KIEV: The International Monetary Fund warned that recently proposed legislation in Ukraine threatens to undermine reforms critical to the success of a $40 billion bailout package for the country.
Poul Thomsen, director of the IMF’s European department, said in a statement that seven pieces of legislation up for review in Ukraine’s parliament next week could roll back important reforms on pensions and energy tariffs that Ukrainian lawmakers passed earlier this year.
The fund also condemned a separate law passed by parliament earlier this month that would allow Ukrainians to repay foreign currency loans at a more favorable exchange rate, a move some experts have said could collapse the country’s banking system. President Petro Poroshenko has signaled he will veto the foreign-exchange bill.
The IMF’s concerns come as Ukraine continues to struggle with a buckling economy, as the armed conflict with Russia- backed rebels persists in the country’s east. Ukraine’s government expects the economy to shrink by 9.5% this year, with annual inflation likely to reach 48% compared with the previous year.
The legislative proposals that have prompted censure from the IMF show how lawmakers could easily roll back unpopular reforms in the interest of short-term relief for a beleaguered public, jeopardizing Ukraine’s already shaky economic recovery plan.
A spokesman for the president confirmed that he was prepared to veto the law.
So far, Ukraine has delivered on a number of key reforms demanded by the IMF. In April, gas prices to households nearly tripled and electricity costs rose by an average of 50%, as the country complied with the fund’s demand to end generous energy subsidies. Lawmakers passed pension cuts and tax increases in March, too. Ukraine has received $5 billion of a $17.5 billion pledge from the fund.
But international experts have rushed to condemn recent moves by the government, particularly the controversial law passed on July 2 regarding foreign currency loans. The law would allow borrowers to repay loans at an exchange rate of 5.05 hryvnia to the dollar, rather than the current exchange rate of 21.9 hryvnia to the dollar. The National Bank warned that the law would push the banking system toward collapse by draining it of 100 billion hryvnia ($4.6 billion).

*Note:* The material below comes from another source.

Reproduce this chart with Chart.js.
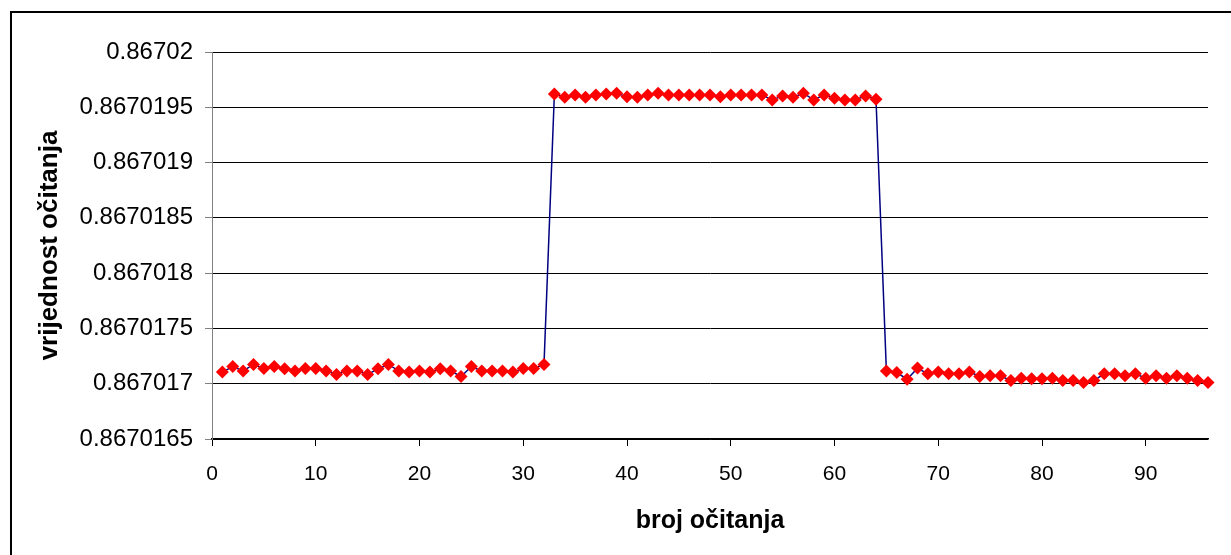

The bill was passed with 229 votes, three more than necessary. While the president condemned the law as the work of ” populist politicians,” some of his prominent allies voted in favor, including parliament speaker Volodymyr Groisman. Mr. Groisman later said in a Ukrainian television interview that he had voted in favor because he hadn’t had time to read the latest draft of the bill.
On Sunday, the IMF warned that the foreign-currency law, as well as the seven proposed bills, threaten to derail progress made earlier this year. The fund said that if implemented, they could reduce Ukraine’s gross domestic product by 2% in the remainder of 2015 and 3.5% in 2016.
“Reversing economic reforms for the sake of short-term gains has been detrimental to Ukraine’s economy in the past,” Mr. Thomsen said. “Ukraine needs to stay on the course of reforms, economic modernization and responsible macroeconomic policies.”
The seven laws criticized by the IMF were all written by Fatherland, an opposition party led by former Prime Minister Yulia Tymoshenko. They included wage indexation, eliminating taxes for pensioners who are still working, and a reduction on royalties for local energy production companies.